Scatter plot of the first two PCs for the three groups (A controls; B rectal cancer patients before operation; C rectal cancer patients after operation. Characters in red represent misclassified samples)

3.3 Parameter-CART

The mechanism of CART allows us to visualize the parameters and their ranges for the partition of samples and to see which parameters are important in the discrimination of spectral data. Thus, we selected peak intensities of the eight main peaks (Table 2) as parameters. CART was subsequently used on the parameters for the classification between groups. It can be seen that by judging the values of the parameters, samples were separated after several steps. The leaf nodes are the separated parts. Node splits were based upon the regression scores of each parameter. In each level (node), samples were split by a binary decision on whether the inequality was satisfied. In this experiment, the PC values were judged. The variance error reached a minimum when the size of tree reached 4, so there are 4 levels in our classification tree. CART analysis revealed that peak intensities can be used to discriminate groups efficiently, and the classification results are shown under each leaf node.

Figure 4 shows the relationship of number of nodes with respect to the cost (misclassification error) after tenfold cross-validation. The misclassification cost for both cross-validated and resubstitution errors decreased monotonically as the number of terminal nodes increased. The misclassification cost reached an optimal value at the point of 4 nodes. Figure 4 demonstrates the optimized CART. From the figure, we can see that after three steps, groups were separated. And each of the three parameters was used once, which means all three parameters were useful in discriminating different groups. From the CART, we can see that only the intensity of peak 1 and peak 8 was used as the criterion for decision. Through this analysis, we can see which parameters of spectroscopy have higher weights for classification. This may give us another method to decide which peaks are more important for differentiating samples.

Fig. 4
figure 4

Pruned CART (a) and relative error for different tree sizes (b) (C controls; R rectal cancer patients before operation; Raf rectal cancer patients after operation)

For the evaluation of the two algorithms, tenfold cross-validation was used on both PCA–LDA and CART. Table 3 summarizes the classification results of the two methods. The prediction accuracy, sensitivity and specificity vary from 90.9 to 95.5 %. CART performed better than PCA–LDA in our paper (with higher accuracy and sensitivity), indicating the effectiveness of our three parameters.

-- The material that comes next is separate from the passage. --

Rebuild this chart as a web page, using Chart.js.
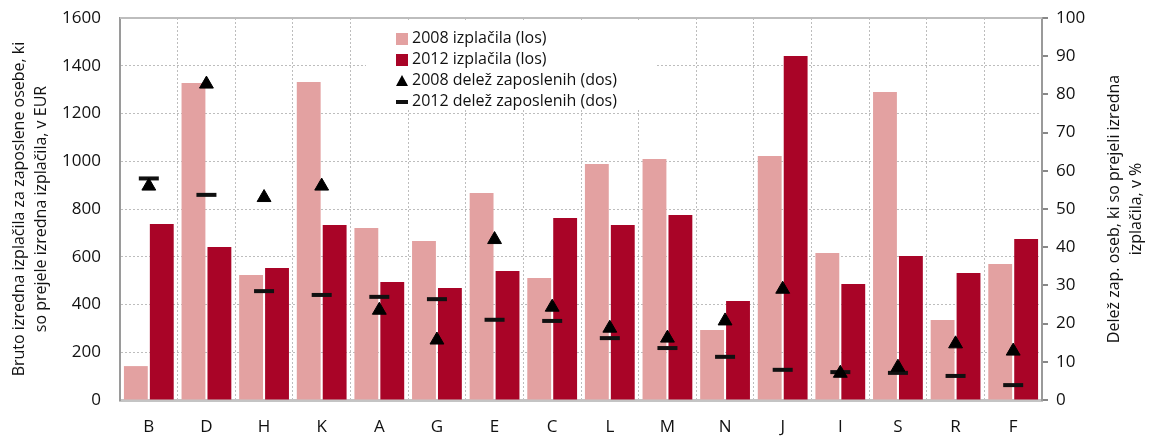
<!DOCTYPE html>
<html>
<head>
<meta charset="utf-8">
<script src="https://cdn.jsdelivr.net/npm/chart.js@4.4.1/dist/chart.umd.min.js"></script>
<style>
    html, body { margin: 0; padding: 0; background: #fff; }
    #wrap { position: relative; width: 1149px; height: 437px; }
    #legend {
        position: absolute; left: 366px; top: 22px; width: 290px; height: 87px;
        background: #fff; font-family: 'Open Sans', sans-serif; font-size: 16px; color: #111;
    }
    .item { position: absolute; left: 30px; height: 21px; line-height: 21px; white-space: nowrap; }
    .mk { display: inline-block; vertical-align: middle; margin-right: 4px; }
</style>
</head>
<body>
<div id="wrap">
    <canvas id="chart" width="1149" height="437"></canvas>
    <div id="legend"></div>
</div>
<script>
// Data
const categories = ['B', 'D', 'H', 'K', 'A', 'G', 'E', 'C', 'L', 'M', 'N', 'J', 'I', 'S', 'R', 'F'];
const pay2008 = [142, 1328, 524, 1332, 720, 666, 867, 511, 988, 1009, 293, 1022, 616, 1290, 335, 570];
const pay2012 = [737, 641, 553, 733, 494, 469, 540, 762, 733, 775, 415, 1441, 486, 603, 532, 674];
const share2008 = [56, 82.7, 53, 56, 23.5, 15.7, 42, 24.3, 18.8, 16.2, 20.7, 29, 7, 8.6, 14.7, 12.8];
const share2012 = [58, 53.7, 28.5, 27.5, 27, 26.4, 21, 20.7, 16.2, 13.6, 11.3, 7.9, 7.3, 7.1, 6.3, 3.9];
const leftTicks = [0, 200, 400, 600, 800, 1000, 1200, 1400, 1600];
const rightTicks = [0, 10, 20, 30, 40, 50, 60, 70, 80, 90, 100];

const labels = {
    pay2008: '2008 izplačila (los)',
    pay2012: '2012 izplačila (los)',
    share2008: '2008 delež zaposlenih  (dos)',
    share2012: '2012 delež zaposlenih  (dos)'
};
const leftTitle = ['Bruto izredna izplačila za zaposlene osebe, ki', 'so prejele izredna izplačila, v EUR'];
const rightTitle = ['Delež zap. oseb, ki so prejeli izredna', 'izplačila, v %'];

const colLight = '#E3A1A1';
const colDark = '#A90427';
const font = "'Open Sans', sans-serif";

// Frame line on top + rotated axis titles
const framePlugin = {
    id: 'frame',
    afterDraw(chart) {
        const { ctx, chartArea: a } = chart;
        ctx.save();
        ctx.strokeStyle = '#bdbdbd';
        ctx.lineWidth = 2;
        ctx.beginPath();
        ctx.moveTo(a.left, a.top);
        ctx.lineTo(a.right, a.top);
        ctx.stroke();

        ctx.fillStyle = '#111';
        ctx.font = '16px ' + font;
        ctx.textAlign = 'center';
        ctx.textBaseline = 'middle';
        const midY = (a.top + a.bottom) / 2;
        [[19, leftTitle], [a.right + 72, rightTitle]].forEach(([x, lines]) => {
            lines.forEach((line, i) => {
                ctx.save();
                ctx.translate(x + i * 22, midY);
                ctx.rotate(-Math.PI / 2);
                ctx.fillText(line, 0, 0);
                ctx.restore();
            });
        });
        ctx.restore();
    }
};

// keep tick labels from pushing the plot area around
function noPad(s) {
    s.paddingTop = 0;
    s.paddingBottom = 0;
}

new Chart(document.getElementById('chart').getContext('2d'), {
    data: {
        labels: categories,
        datasets: [
            {
                type: 'line', label: labels.share2008, data: share2008, yAxisID: 'y1',
                showLine: false, pointStyle: 'triangle', pointRadius: 8,
                backgroundColor: '#000', borderColor: '#000', borderWidth: 1, order: 0
            },
            {
                type: 'line', label: labels.share2012, data: share2012, yAxisID: 'y1',
                showLine: false, pointStyle: 'line', pointRadius: 10,
                backgroundColor: '#111', borderColor: '#111', borderWidth: 4, order: 0
            },
            {
                type: 'bar', label: labels.pay2008, data: pay2008, yAxisID: 'y',
                backgroundColor: colLight, barPercentage: 0.92, categoryPercentage: 0.9, order: 1
            },
            {
                type: 'bar', label: labels.pay2012, data: pay2012, yAxisID: 'y',
                backgroundColor: colDark, barPercentage: 0.92, categoryPercentage: 0.9, order: 1
            }
        ]
    },
    options: {
        responsive: false,
        animation: false,
        layout: { padding: { top: 18, left: 0, right: 0, bottom: 0 } },
        plugins: { legend: { display: false }, tooltip: { enabled: false } },
        scales: {
            x: {
                afterFit: (s) => { s.height = 37; s.paddingLeft = 0; s.paddingRight = 0; },
                grid: { offset: true, color: '#bdbdbd', lineWidth: 1, drawTicks: false },
                border: { display: true, color: '#c4c4c4', width: 3, dash: [2, 2] },
                ticks: { padding: 17, color: '#111', font: { family: font, size: 17 } }
            },
            y: {
                position: 'left',
                min: 0, max: 1600,
                afterBuildTicks: (s) => { s.ticks = leftTicks.map(v => ({ value: v })); },
                afterFit: (s) => { s.width = 120; noPad(s); },
                grid: { color: '#bdbdbd', lineWidth: 1, drawTicks: false },
                border: { display: true, color: '#9a9a9a', width: 2, dash: [2, 2] },
                ticks: { padding: 19, color: '#111', font: { family: font, size: 17 }, callback: (v) => String(v) }
            },
            y1: {
                position: 'right',
                min: 0, max: 100,
                afterBuildTicks: (s) => { s.ticks = rightTicks.map(v => ({ value: v })); },
                afterFit: (s) => { s.width = 107; noPad(s); },
                grid: { drawOnChartArea: false, drawTicks: true, tickLength: 6, color: '#888', lineWidth: 2 },
                border: { display: true, color: '#9a9a9a', width: 2 },
                ticks: { padding: 8, color: '#111', font: { family: font, size: 17 }, callback: (v) => String(v) }
            }
        }
    },
    plugins: [framePlugin]
});

// Legend overlay
const legendItems = [
    { text: labels.pay2008, mk: `<span class="mk" style="width:12px;height:12px;background:${colLight}"></span>` },
    { text: labels.pay2012, mk: `<span class="mk" style="width:12px;height:12px;background:${colDark}"></span>` },
    { text: labels.share2008, mk: '<span class="mk" style="width:0;height:0;border-left:6px solid transparent;border-right:6px solid transparent;border-bottom:11px solid #000"></span>' },
    { text: labels.share2012, mk: '<span class="mk" style="width:12px;height:4px;background:#111"></span>' }
];
document.getElementById('legend').innerHTML = legendItems.map((it, i) =>
    `<div class="item" style="top:${5 + i * 21}px">${it.mk}${it.text}</div>`
).join('');
</script>
</body>
</html>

$${\text{Accuracy = }}\frac{\text{number of correctly identified cases}}{\text{total cases}} \times 100\;\%$$
Table 3 Diagnostic results for PCA–LDA and CART using tenfold cross-validation
$${\text{Sensitivity = }}\frac{\text{number of correctly identified cases as rectal cancer}}{\text{total cases of rectal cancer}} \times 100\;\%$$
$${\text{Specificity = }}\frac{\text{number of correctly identified cases as healthy}}{\text{total cases of healthy}} \times 100\;\%$$

4 Conclusion

In this study, serum taken from rectal cancer patients before and after operation was tested using surface-enhanced Raman spectroscopy and results have been compared with those of controls. Raman peaks assigned to nucleic acids, proteins and lipids were found to have significant differences between the three groups. Changes in the chemical components in serum are major factors in spectral changes, so the results indicate that corresponding component changes have occurred with the development of colon cancer. The multivariate statistical techniques of PCA–LDA and parameter-CART were utilized to develop diagnostic algorithms for the classification. Diagnostic accuracies of 93.5 and 92.4 % and specificities of 95.5 and 90.9 % were achieved for PCA–LDA and parameter-CART, respectively. This paper is an exploratory study for using SERS spectra of serum for the diagnosis of rectal cancer, and the techniques discussed will hopefully be perfected in future research for clinical applications.